When I see the prompts they use, I asked them what the rest of the context looks like. All too often, that was it. Then I ask them for the follow up prompts. Nope, that was it - they saw the model failed, and they stopped there.
This just isn’t how you use the models. Well, maybe for simple requests. But if you want them to do something complex, you need to be more thoughtful about what information you’re giving, what instructions you’re giving, and how to guide the model throughout a conversation.
If you’re looking for confirmation that AI can’t do something, you’ll find it. It takes a bit more effort to understand how they can be genuinely useful.
They don’t use tools
This one is becoming less true over time - I’ve seen a lot of people say they’ve tried Cursor, for example, and didn’t like it. Kudos to you for trying a new tool.
However it still boggles my mind how many developers have never used any type of agentic coding assistant, and their opinions are formed based on prompting manually through a webUI and copying and pasting code.
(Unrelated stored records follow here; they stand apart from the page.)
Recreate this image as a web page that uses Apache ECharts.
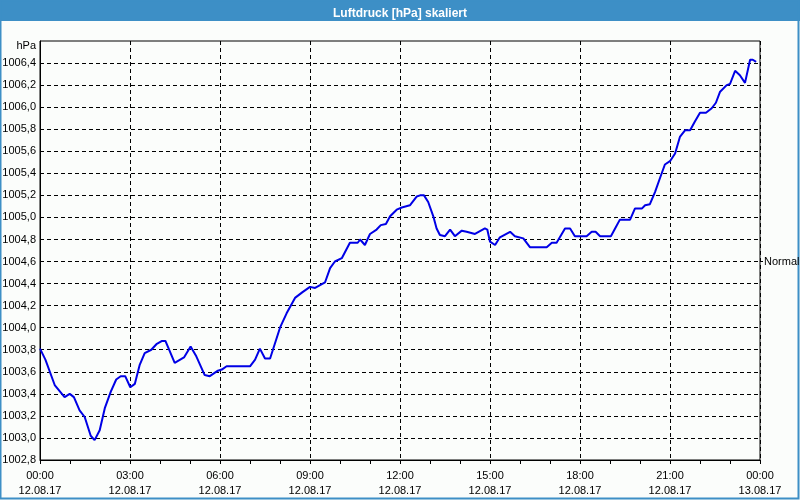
<!DOCTYPE html>
<html>
<head>
<meta charset="utf-8">
<script src="https://cdn.jsdelivr.net/npm/echarts@6/dist/echarts.min.js"></script>
<style>
html,body{margin:0;padding:0;background:#fbfdfb;}
#c{width:800px;height:500px;}
</style>
</head>
<body>
<div id="c"></div>
<script>
// time in hours since 12.08.17 00:00
const hours = [0,0.18,0.49,0.82,0.99,1.13,1.32,1.49,1.69,1.82,1.99,2.16,2.36,2.54,2.69,2.84,3.01,3.16,3.32,3.49,3.71,3.88,4.07,4.18,4.49,4.8,5.02,5.21,5.49,5.66,5.93,6.06,6.22,7.0,7.17,7.33,7.5,7.67,8.0,8.22,8.5,8.74,9.0,9.17,9.5,9.67,9.83,10.06,10.33,10.59,10.67,10.83,11.0,11.22,11.36,11.53,11.67,11.89,12.06,12.33,12.56,12.67,12.8,12.94,13.11,13.22,13.33,13.5,13.67,13.83,14.06,14.22,14.5,14.83,14.91,15.0,15.17,15.33,15.67,15.83,16.11,16.33,16.89,17.06,17.22,17.5,17.67,17.83,18.06,18.22,18.39,18.52,18.67,19.03,19.17,19.33,19.67,19.83,20.06,20.17,20.33,20.5,20.67,20.83,21.0,21.17,21.33,21.5,21.67,21.83,22.0,22.2,22.39,22.53,22.67,22.89,23.0,23.17,23.33,23.5,23.67,23.76,23.87];
const pressure = [1003.81,1003.71,1003.48,1003.37,1003.40,1003.37,1003.25,1003.19,1003.02,1002.98,1003.07,1003.27,1003.42,1003.53,1003.56,1003.56,1003.46,1003.49,1003.66,1003.77,1003.80,1003.85,1003.88,1003.88,1003.68,1003.73,1003.83,1003.74,1003.57,1003.56,1003.61,1003.62,1003.65,1003.65,1003.71,1003.81,1003.72,1003.72,1004.00,1004.13,1004.27,1004.32,1004.37,1004.36,1004.41,1004.54,1004.60,1004.63,1004.77,1004.77,1004.80,1004.75,1004.85,1004.89,1004.93,1004.94,1005.01,1005.07,1005.09,1005.11,1005.19,1005.20,1005.20,1005.14,1005.01,1004.90,1004.84,1004.83,1004.89,1004.83,1004.88,1004.87,1004.85,1004.90,1004.89,1004.78,1004.75,1004.82,1004.87,1004.83,1004.81,1004.73,1004.73,1004.77,1004.77,1004.90,1004.90,1004.83,1004.83,1004.83,1004.87,1004.87,1004.83,1004.83,1004.90,1004.98,1004.98,1005.08,1005.08,1005.11,1005.12,1005.23,1005.36,1005.48,1005.51,1005.58,1005.73,1005.79,1005.79,1005.87,1005.95,1005.95,1005.99,1006.04,1006.14,1006.20,1006.21,1006.33,1006.29,1006.22,1006.43,1006.43,1006.41];
const titleText = 'Luftdruck [hPa] skaliert';
const unitText = 'hPa';
const normalLabel = 'Normal';
const normalValue = 1004.6;
const startDate = '12.08.17';
const endDate = '13.08.17';

const data = hours.map((h, i) => [h, pressure[i]]);
const font = '"Liberation Sans", Arial, sans-serif';

const chart = echarts.init(document.getElementById('c'), null, {renderer: 'canvas'});
chart.setOption({
  backgroundColor: '#fbfdfb',
  animation: false,
  title: {
    text: titleText, left: 'center', top: 3,
    textStyle: {color: '#fff', fontSize: 12, fontWeight: 'bold', fontFamily: font}
  },
  graphic: [
    {type: 'rect', z: -10, shape: {x: 0, y: 0, width: 800, height: 21}, style: {fill: '#3d8fc6'}},
    {type: 'rect', z: -10, shape: {x: 0.5, y: 0.5, width: 798, height: 498}, style: {fill: null, stroke: '#3d8fc6', lineWidth: 2}}
  ],
  grid: {left: 40, right: 40, top: 41, bottom: 40, outerBoundsMode: 'none', containLabel: false,
         show: true, borderColor: '#000', borderWidth: 1, backgroundColor: 'transparent'},
  xAxis: {
    type: 'value', min: 0, max: 24, interval: 3,
    axisLine: {show: true, lineStyle: {color: '#000'}},
    axisTick: {show: true, length: 4, lineStyle: {color: '#000'}},
    minorTick: {show: true, splitNumber: 3, length: 4, lineStyle: {color: '#000'}},
    splitLine: {show: true, lineStyle: {color: '#000', type: [4, 3]}},
    axisLabel: {
      color: '#000', fontSize: 11, fontFamily: font, margin: 8, lineHeight: 15,
      formatter: v => {
        const h = v % 24;
        return (h < 10 ? '0' : '') + h + ':00\n' + (v >= 24 ? endDate : startDate);
      }
    }
  },
  yAxis: [{
    type: 'value', min: 1002.8, max: 1006.6, interval: 0.2,
    axisLine: {show: true, lineStyle: {color: '#000'}},
    axisTick: {show: false},
    splitLine: {show: true, showMaxLine: false, lineStyle: {color: '#000', type: [4, 3]}},
    axisLabel: {
      color: '#000', fontSize: 11, fontFamily: font, margin: 4,
      formatter: v => v > 1006.55 ? '{u|' + unitText + '}' : v.toFixed(1).replace('.', ','),
      rich: {u: {fontSize: 11, fontFamily: font, color: '#000', padding: [9, 0, 0, 0]}}
    }
  }, {
    type: 'value', position: 'right', min: 1002.8, max: 1006.6,
    axisLine: {show: false},
    splitLine: {show: false},
    axisTick: {show: true, length: 3, customValues: [normalValue], lineStyle: {color: '#000'}},
    axisLabel: {show: true, customValues: [normalValue], color: '#000', fontSize: 11, fontFamily: font, margin: 4, formatter: () => normalLabel}
  }],
  series: [{
    type: 'line', data: data, showSymbol: false, symbol: 'none',
    lineStyle: {color: '#0000e6', width: 2}, smooth: false
  }]
});
</script>
</body>
</html>
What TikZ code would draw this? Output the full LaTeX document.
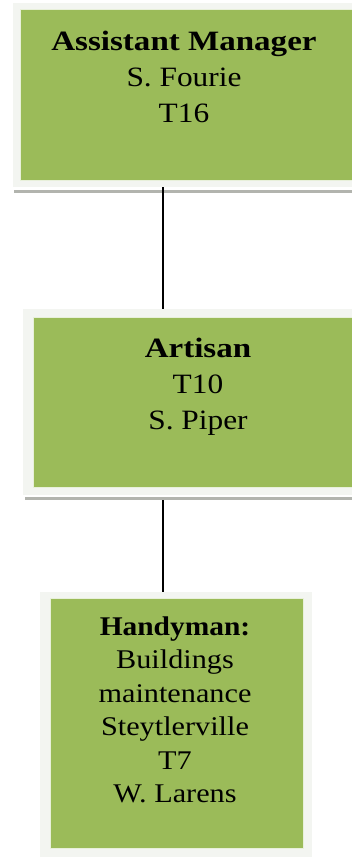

I get it - it’s what you’re comfortable with. And it does help you. But if you’ve never tried Claude Code or Cursor or Aider or the other tools, please give them a try. Moving away from needing to copy and paste is already a huge improvement, but these tools do way more than that now.
If you couple these tools along with learning good prompting and having persistence, they quickly become indispensable, at least for greenfield projects.
Conclusion
Skepticism is good, but informed skepticism is better. If you’re using the SOTA models, you’ve used models enough to know how to prompt and guide them, you’re trying out the latest tools, and you still believe that AI isn’t all that useful - great! You have an informed opinion.
As an AI optimist, I’ve slowly learned the ways in which I was overly-optimistic about what AI could do, or the timelines involved. All I hope to see is the same genuine attempt at learning from the AI skeptics.